California will try to extend cap-and-trade despite Trump's threats
Published in News & Features
SACRAMENTO, Calif. — Gov. Gavin Newsom and legislative leaders said Tuesday that they will try to extend cap-and-trade, California’s flagship environmental regulation program, a week after the White House said it would target state environmental regulations for “threatening national security.”
President Donald Trump issued an executive order last week criticizing state climate policies like the cap-and-trade system, arguing they were driving up energy costs and threatening the country’s “energy dominance.” The governor called Trump’s missive a “glorified press release masquerading as an executive order.” A judge dismissed Trump’s previous effort to weaken the program in 2020.
On Tuesday, Newsom said he, Assembly Speaker Robert Rivas and Senate President Pro Tem Mike McGuire would work to extend cap-and-trade, which is set to expire in 2030 and must be reauthorized by the Legislature. The program requires businesses to buy carbon credits or reduce their greenhouse gas output.
“California must continue to lead on reducing pollution and ensuring our climate dollars benefit all residents,” the three Democrats said in a joint statement. “That’s why we’re doubling down on cap-and-trade: one of our most effective tools to cut emissions and create good-paying jobs.”
Newsom said his office would release details of the proposed extension in the next few weeks.
Conservatives have frequently criticized the program as an impediment upon businesses and unsuccessfully challenged it in court. Former Gov.
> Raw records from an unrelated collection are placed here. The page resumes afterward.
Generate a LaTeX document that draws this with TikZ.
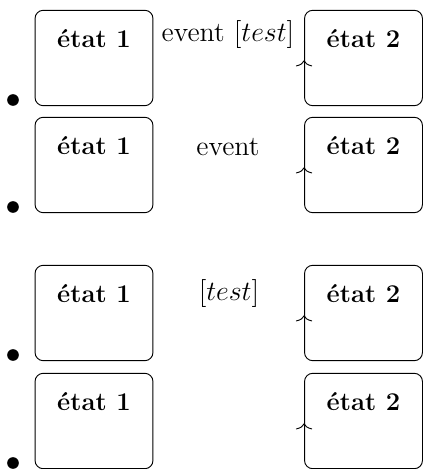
\documentclass[tikz,border=0pt]{standalone}
\usetikzlibrary{arrows.meta}

\tikzset{
  etat/.style={draw, rounded corners=3.5pt, minimum width=50.7pt,
               inner sep=0pt, text height=16pt, text depth=25pt,
               font=\fontsize{11}{13}\selectfont\bfseries},
  puce/.style={circle, fill, inner sep=0pt, minimum size=5pt},
  evt/.style={font=\large, anchor=base},
  trans/.style={-{To[width=7pt,length=2.6pt]}},
}

\begin{document}
\begin{tikzpicture}[x=0.43pt, y=-0.43pt]
\useasboundingbox (0,0) rectangle (423,469);

% one line per item: bullet, the two states, the transition tip
\foreach \r/\t in {1/10, 2/117, 3/265, 4/373} {
  \node (puce-\r) [puce] at (13,\t+90) {};
  \node (e1-\r) [etat] at (94,\t+48) {\'etat 1};
  \node (e2-\r) [etat] at (363.5,\t+48) {\'etat 2};
  \coordinate (fin-\r) at ([yshift=-1pt]e2-\r.west);
  \coordinate (dep-\r) at ([yshift=-6pt]e2-\r.west);
  \draw[trans] (dep-\r) -- (fin-\r);
}

% transition labels
\node (lab-1) [evt] at (228,42)  {event $[test]$};
\node (lab-2) [evt] at (228,156) {event};
\node (lab-3) [evt] at (229,300) {$[test]$};
\end{tikzpicture}
\end{document}
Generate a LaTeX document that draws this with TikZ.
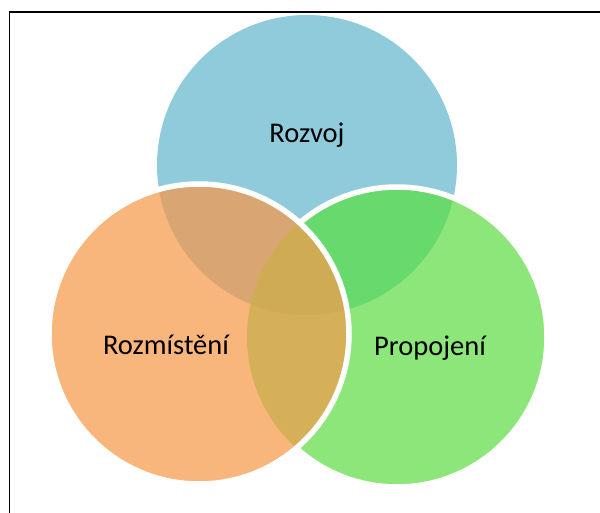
\documentclass[tikz,border=0pt]{standalone}
\usepackage{fontspec}
\setmainfont{Carlito}
\definecolor{vBlue}{HTML}{90CBDC}
\definecolor{vOrange}{HTML}{F8B57C}
\definecolor{vGreen}{HTML}{8CE67A}
\definecolor{vBlueOrange}{HTML}{D8A573}
\definecolor{vBlueGreen}{HTML}{68DA6D}
\definecolor{vOrangeGreen}{HTML}{D6B058}
\definecolor{vAll}{HTML}{CFAC53}
\begin{document}
\begin{tikzpicture}[x=1pt,y=-1pt,
  vlabel/.style={font=\fontsize{28.5}{34}\selectfont, anchor=base, text=black, inner sep=0pt},
  ring/.style={draw=white, line width=5.5pt}]
\useasboundingbox (0,0) rectangle (600,513);
\def\pBlue{(307,165) circle[radius=150]}
\def\pOrange{(199,334) circle[radius=150]}
\def\pGreen{(397,337) circle[radius=150]}
% top circle
\fill[vBlue] \pBlue;
% right circle and its overlap with the top one
\fill[vGreen] \pGreen;
\begin{scope}
  \clip \pGreen;
  \fill[vBlueGreen] \pBlue;
\end{scope}
\draw[ring] \pGreen;
% left circle and its overlaps
\fill[vOrange] \pOrange;
\begin{scope}
  \clip \pOrange;
  \fill[vBlueOrange] \pBlue;
\end{scope}
\begin{scope}
  \clip \pOrange;
  \fill[vOrangeGreen] \pGreen;
  \clip \pGreen;
  \fill[vAll] \pBlue;
\end{scope}
\draw[ring] \pOrange;
% labels
\node[vlabel] (rozvoj) at (307,143) {Rozvoj};
\node[vlabel] (rozmisteni) at (166,354) {Rozmístění};
\node[vlabel] (propojeni) at (430,355) {Propojení};
% frame
\draw[line width=1.8pt] (9.5,513) -- (9.5,12) -- (600,12);
\end{tikzpicture}
\end{document}
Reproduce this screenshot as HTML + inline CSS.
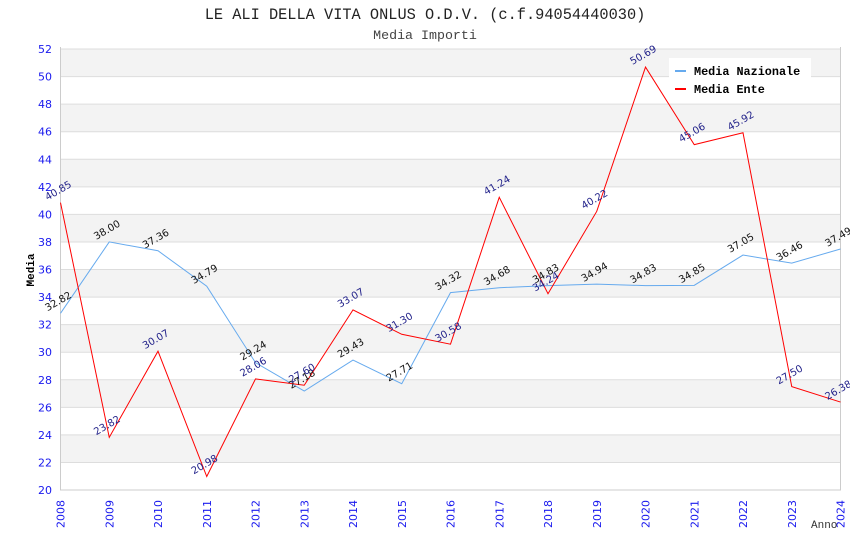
<!DOCTYPE html>
<html><head><meta charset="utf-8"><style>
body{margin:0;background:#fff;}
svg{display:block;}
</style></head><body>
<svg id="chart" width="850" height="550" xmlns="http://www.w3.org/2000/svg">
<text x="425" y="19" text-anchor="middle" font-family="Liberation Mono, monospace" font-size="15.3" fill="#222">LE ALI DELLA VITA ONLUS O.D.V. (c.f.94054440030)</text>
<text x="425" y="39" text-anchor="middle" font-family="Liberation Mono, monospace" font-size="13.3" fill="#444">Media Importi</text>
<g id="bands"></g><g id="grid"></g><g id="axes"></g><g id="series"></g><g id="labels"></g>
<text transform="translate(34,270) rotate(-90)" text-anchor="middle" font-family="Liberation Mono, monospace" font-weight="bold" font-size="11" fill="#000">Media</text>
<text x="811" y="528" font-family="Liberation Mono, monospace" font-size="11" fill="#333">Anno</text>
<g>
<rect x="669" y="58" width="142" height="42" fill="#fff"/>
<rect x="675" y="70" width="11" height="2" fill="#66aaee"/>
<text x="694" y="75" font-family="Liberation Mono, monospace" font-weight="bold" font-size="11.8" fill="#000">Media Nazionale</text>
<rect x="675" y="88" width="11" height="2" fill="#ff0000"/>
<text x="694" y="93" font-family="Liberation Mono, monospace" font-weight="bold" font-size="11.8" fill="#000">Media Ente</text>
</g>
</svg>
<script>
const years = [2008,2009,2010,2011,2012,2013,2014,2015,2016,2017,2018,2019,2020,2021,2022,2023,2024];
const nazionale = [32.82,38.00,37.36,34.79,29.24,27.18,29.43,27.71,34.32,34.68,34.83,34.94,34.83,34.85,37.05,36.46,37.49];
const ente = [40.85,23.82,30.07,20.98,28.06,27.60,33.07,31.30,30.58,41.24,34.24,40.22,50.69,45.06,45.92,27.50,26.38];
const yTicks = [20,22,24,26,28,30,32,34,36,38,40,42,44,46,48,50,52];
const NS='http://www.w3.org/2000/svg';
const L=60.5,R=840.5,T=49,B=490,yMin=20,yMax=52;
const x=i=>L+(R-L)*i/(years.length-1);
const y=v=>B-(B-T)*(v-yMin)/(yMax-yMin);
function mk(tag,attrs,parent){const e=document.createElementNS(NS,tag);for(const k in attrs)e.setAttribute(k,attrs[k]);document.getElementById(parent).appendChild(e);return e;}
for(let i=0;i<yTicks.length-1;i++){
  const top=yTicks[yTicks.length-1-i], bot=top-2;
  const r=mk('rect',{x:L,y:y(top),width:R-L,height:y(bot)-y(top),fill:i%2===0?'#f3f3f3':'#fff'},'bands');
  
  
}
yTicks.forEach(t=>{
  const l=mk('line',{x1:L,x2:R,y1:y(t),y2:y(t),stroke:'#ddd','stroke-width':1},'grid');
  
  
  const tx=mk('text',{x:52,y:y(t)+4,'text-anchor':'end','font-family':'DejaVu Sans, sans-serif','font-size':11,fill:'#1a1aee'},'axes');
  tx.textContent=t;
  
  
});
const ax=mk('path',{d:`M${L},${T-2}V${B}H${R}V${T-2}`,fill:'none',stroke:'#ccc'},'axes');


years.forEach((yr,i)=>{
  const tx=mk('text',{transform:`translate(${x(i)+4},${B+38}) rotate(-90)`,'font-family':'DejaVu Sans, sans-serif','font-size':11,fill:'#1a1aee'},'axes');
  tx.textContent=yr;
  
  
});
function series(vals,color,lblColor,name){
  const p=mk('polyline',{points:vals.map((v,i)=>x(i)+','+y(v)).join(' '),fill:'none',stroke:color,'stroke-width':1},'series');
  
  
  vals.forEach((v,i)=>{
    const t=mk('text',{transform:`translate(${x(i)-13},${y(v)-2}) rotate(-30)`,'font-family':'DejaVu Sans, sans-serif','font-size':10,fill:lblColor},'labels');
    t.textContent=v.toFixed(2);
    
    
  });
}
series(nazionale,'#66aaee','#111','nazionale');
series(ente,'#ff0000','#22228a','ente');
</script>
</body></html>
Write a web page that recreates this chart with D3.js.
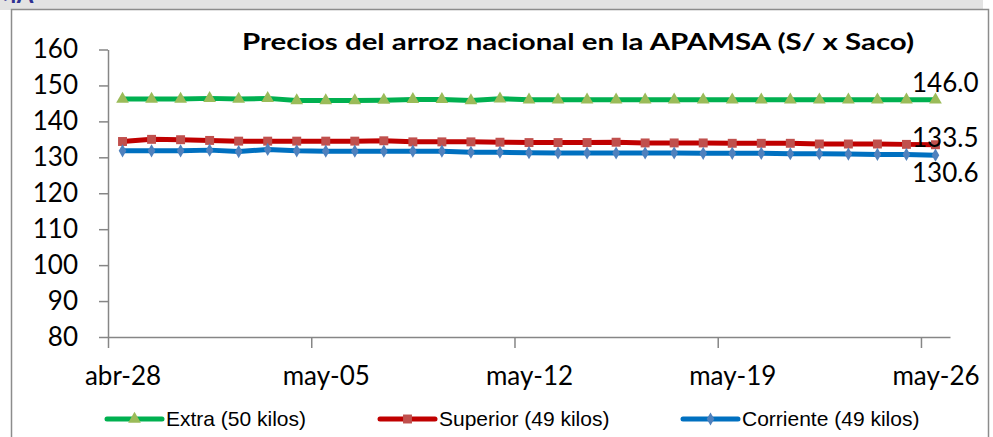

Jerry Brown led the previous re-authorization effort in 2017, which environmentalists decried as too lenient to fossil fuel companies.
While proponents have held up the program as the cornerstone of California’s leadership on climate change mitigation, its chief regulator, the California Air Resources Board, said in 2023 the state may not meet its self-imposed carbon reduction goal by 2030.
Still, cap-and-trade is California’s “most cost-effective climate policy,” according to Katelyn Roedner Sutter, the state director for the Environmental Defense Fund.
“Lawmakers must strengthen and extend this critical program, which has proven we can have a thriving economy with bold climate action together,” Roedner Sutter said in a statement. “As federal leadership promotes the expanded use of fossil fuels and coal, taking us backward in embracing the largest causes of climate change, California lawmakers must ask a simple question: if we don’t lead on climate, who will?”